The reality is that it’s impossible to do the right thing all the time, and though I’m consciously aware of that, I can’t help but let it torment me. I suppose I just have this irrational fear of ruining the little time I have on this earth with stupid mistakes, when in reality, I’m just wasting that time by worrying so much. I don’t think it’s possible to ever be fully content in life; there’ll always be something you don’t like, something you want to change, yet it’s something I think everyone and their dog strives for. Achieving that ultimate point of happiness is thrown at us from all angles, and so naturally, we crave the fantasy of it. That’s all it is, though; a fantasy. You’re going to make mistakes, do the wrong things, and regret some of the choices you’ve made, and you’re not a bad person for it. I often forget that.
Productivity, or a lack thereof, is something I frequently scold myself for. I’m a lazy person. I have interests I don’t pursue half as much as I should, I could live and eat far healthier than I do, and the lack of extracurricular activities I participate in is laughable. And I hate myself for it. Sometimes I lay in bed at night and drown in the panic that life is racing by, and instead of keeping up with it, I’m wasting it spending my time doing nothing of worth. I dread that one day, I’ll wake up at fifty-years-old and my youth will have been wasted on nothing when I should’ve been doing everything. Despite the intensity of this fear though, I continue to do nothing. I continue to ignore my interests, to eat badly, to do nothing outside of work and school. Then I hate myself even more. I have this horrid fear of a meaningless life, so why do I continue to live one? What is wrong with me? If there truly is nothing after death, why aren’t I doing anything to make life meaningful?

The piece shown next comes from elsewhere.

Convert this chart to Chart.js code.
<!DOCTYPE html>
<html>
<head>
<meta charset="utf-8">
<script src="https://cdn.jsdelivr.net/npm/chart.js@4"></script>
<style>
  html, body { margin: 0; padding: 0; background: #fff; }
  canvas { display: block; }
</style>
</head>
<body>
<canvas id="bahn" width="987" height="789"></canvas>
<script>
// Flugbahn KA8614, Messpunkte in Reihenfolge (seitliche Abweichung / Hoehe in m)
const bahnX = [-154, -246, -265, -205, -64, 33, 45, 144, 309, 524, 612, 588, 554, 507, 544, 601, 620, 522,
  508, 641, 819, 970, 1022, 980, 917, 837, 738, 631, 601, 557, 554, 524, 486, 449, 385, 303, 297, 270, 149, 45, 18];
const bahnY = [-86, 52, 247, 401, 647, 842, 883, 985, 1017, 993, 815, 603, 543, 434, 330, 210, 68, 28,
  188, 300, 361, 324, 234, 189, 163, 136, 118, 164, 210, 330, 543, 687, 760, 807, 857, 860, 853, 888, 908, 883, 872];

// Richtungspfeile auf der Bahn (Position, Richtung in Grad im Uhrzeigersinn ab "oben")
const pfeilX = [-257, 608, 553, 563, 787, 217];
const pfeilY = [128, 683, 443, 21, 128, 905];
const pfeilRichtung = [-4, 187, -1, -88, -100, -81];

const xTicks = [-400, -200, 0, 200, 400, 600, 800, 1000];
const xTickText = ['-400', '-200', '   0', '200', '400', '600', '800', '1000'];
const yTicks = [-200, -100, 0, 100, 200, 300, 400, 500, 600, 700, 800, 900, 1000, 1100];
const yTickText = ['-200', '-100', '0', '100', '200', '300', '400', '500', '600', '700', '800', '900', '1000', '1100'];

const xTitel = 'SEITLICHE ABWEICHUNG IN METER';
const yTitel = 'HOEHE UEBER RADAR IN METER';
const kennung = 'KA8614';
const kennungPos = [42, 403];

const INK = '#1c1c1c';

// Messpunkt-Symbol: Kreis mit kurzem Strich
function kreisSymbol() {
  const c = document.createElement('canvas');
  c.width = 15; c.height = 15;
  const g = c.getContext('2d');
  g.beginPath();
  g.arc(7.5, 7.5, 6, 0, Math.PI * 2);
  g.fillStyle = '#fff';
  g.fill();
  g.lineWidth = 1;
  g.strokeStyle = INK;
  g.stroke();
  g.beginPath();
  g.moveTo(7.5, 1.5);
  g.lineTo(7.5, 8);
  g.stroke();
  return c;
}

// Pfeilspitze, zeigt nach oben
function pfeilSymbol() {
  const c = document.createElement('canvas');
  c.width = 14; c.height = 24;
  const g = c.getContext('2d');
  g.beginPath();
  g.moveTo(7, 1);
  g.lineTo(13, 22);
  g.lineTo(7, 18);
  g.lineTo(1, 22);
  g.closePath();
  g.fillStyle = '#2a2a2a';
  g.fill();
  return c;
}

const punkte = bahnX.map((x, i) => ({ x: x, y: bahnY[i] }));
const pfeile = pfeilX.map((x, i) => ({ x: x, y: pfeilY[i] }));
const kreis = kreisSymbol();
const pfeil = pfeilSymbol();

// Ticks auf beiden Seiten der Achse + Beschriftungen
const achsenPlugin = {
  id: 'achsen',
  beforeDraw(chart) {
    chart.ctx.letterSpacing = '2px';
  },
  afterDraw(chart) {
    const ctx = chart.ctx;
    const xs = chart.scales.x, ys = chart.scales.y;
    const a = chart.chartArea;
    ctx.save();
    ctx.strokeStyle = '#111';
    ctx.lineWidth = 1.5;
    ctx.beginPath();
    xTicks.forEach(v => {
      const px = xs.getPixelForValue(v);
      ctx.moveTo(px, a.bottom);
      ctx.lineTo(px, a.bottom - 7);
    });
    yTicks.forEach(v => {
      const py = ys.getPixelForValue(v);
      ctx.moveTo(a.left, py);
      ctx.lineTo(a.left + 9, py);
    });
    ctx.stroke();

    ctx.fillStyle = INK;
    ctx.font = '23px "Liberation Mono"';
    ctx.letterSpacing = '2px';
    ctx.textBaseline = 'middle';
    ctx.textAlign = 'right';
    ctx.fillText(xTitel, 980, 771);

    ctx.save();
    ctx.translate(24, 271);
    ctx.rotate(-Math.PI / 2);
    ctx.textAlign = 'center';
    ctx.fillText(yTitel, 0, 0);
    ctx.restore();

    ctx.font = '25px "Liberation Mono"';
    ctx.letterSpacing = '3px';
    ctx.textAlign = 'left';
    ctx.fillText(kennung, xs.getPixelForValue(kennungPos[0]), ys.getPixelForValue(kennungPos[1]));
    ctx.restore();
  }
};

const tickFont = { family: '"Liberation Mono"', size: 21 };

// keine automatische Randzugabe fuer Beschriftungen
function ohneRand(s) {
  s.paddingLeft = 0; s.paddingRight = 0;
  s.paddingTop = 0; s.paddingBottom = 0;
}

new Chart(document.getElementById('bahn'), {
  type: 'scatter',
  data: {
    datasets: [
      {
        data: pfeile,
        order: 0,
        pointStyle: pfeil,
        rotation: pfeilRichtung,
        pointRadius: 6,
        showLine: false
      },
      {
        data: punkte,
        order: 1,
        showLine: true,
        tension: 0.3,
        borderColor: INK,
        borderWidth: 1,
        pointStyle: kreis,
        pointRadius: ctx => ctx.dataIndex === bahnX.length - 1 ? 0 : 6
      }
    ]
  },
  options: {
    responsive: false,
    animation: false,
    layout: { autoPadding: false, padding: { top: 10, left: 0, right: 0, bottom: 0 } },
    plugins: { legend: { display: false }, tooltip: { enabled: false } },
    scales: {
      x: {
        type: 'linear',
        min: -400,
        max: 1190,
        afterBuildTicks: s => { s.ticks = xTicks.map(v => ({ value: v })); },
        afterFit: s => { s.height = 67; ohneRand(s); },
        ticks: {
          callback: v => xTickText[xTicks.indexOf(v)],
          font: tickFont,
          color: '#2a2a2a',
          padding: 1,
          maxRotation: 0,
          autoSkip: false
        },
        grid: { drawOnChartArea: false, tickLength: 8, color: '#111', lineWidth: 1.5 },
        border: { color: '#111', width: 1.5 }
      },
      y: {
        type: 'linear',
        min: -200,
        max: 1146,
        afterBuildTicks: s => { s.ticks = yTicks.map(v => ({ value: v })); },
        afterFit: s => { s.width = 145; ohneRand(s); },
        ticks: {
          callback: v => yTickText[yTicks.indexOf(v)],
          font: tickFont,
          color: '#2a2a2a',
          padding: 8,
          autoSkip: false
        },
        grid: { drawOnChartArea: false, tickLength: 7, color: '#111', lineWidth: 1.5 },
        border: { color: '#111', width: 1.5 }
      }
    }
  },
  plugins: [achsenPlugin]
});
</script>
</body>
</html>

The thing is, none of this word vomit I’ve spewed makes me different to anyone. Everyone feels like this in some way or another, some more strongly than others, sure, but we all experience it. The true problem arises in the fact that we don’t talk about it. I think we all have this sort of special snowflake syndrome, where because we’re the main characters of our own stories, we all think we’re different to everyone else. No one else truly understands the world from our perspective, or can ever fully empathise with us. I don’t think that’s true. No two people are exactly the same, but we need to be open about this stuff–about this undying feeling of time moving too fast, about the fear of living a meaningless life, about being the right person and doing the right thing, about death.

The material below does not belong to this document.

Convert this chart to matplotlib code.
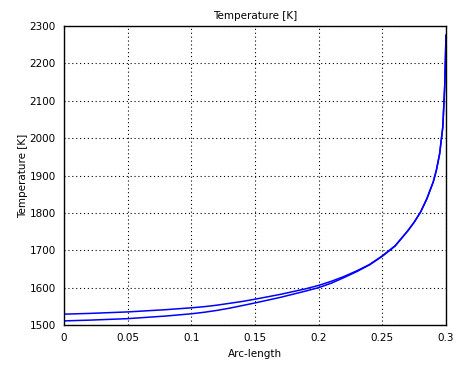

So then what is the point in all of this? I don’t think there is one, honestly. I think we’re all just shaved apes searching for a purpose that doesn’t exist. And I don’t think that’s a bad thing. There doesn’t have to be an end goal, or an ultimate destination, for something to be worthwhile. There doesn’t have to be anything after death to validate life. Maybe we’ll be remembered one hundred years after our deaths, and maybe we won’t. It doesn’t matter. It’s not like we’ll be around to bask in the achievement of it. The only way to truly waste a life, least from my perspective, is by religiously worrying about it instead of living it.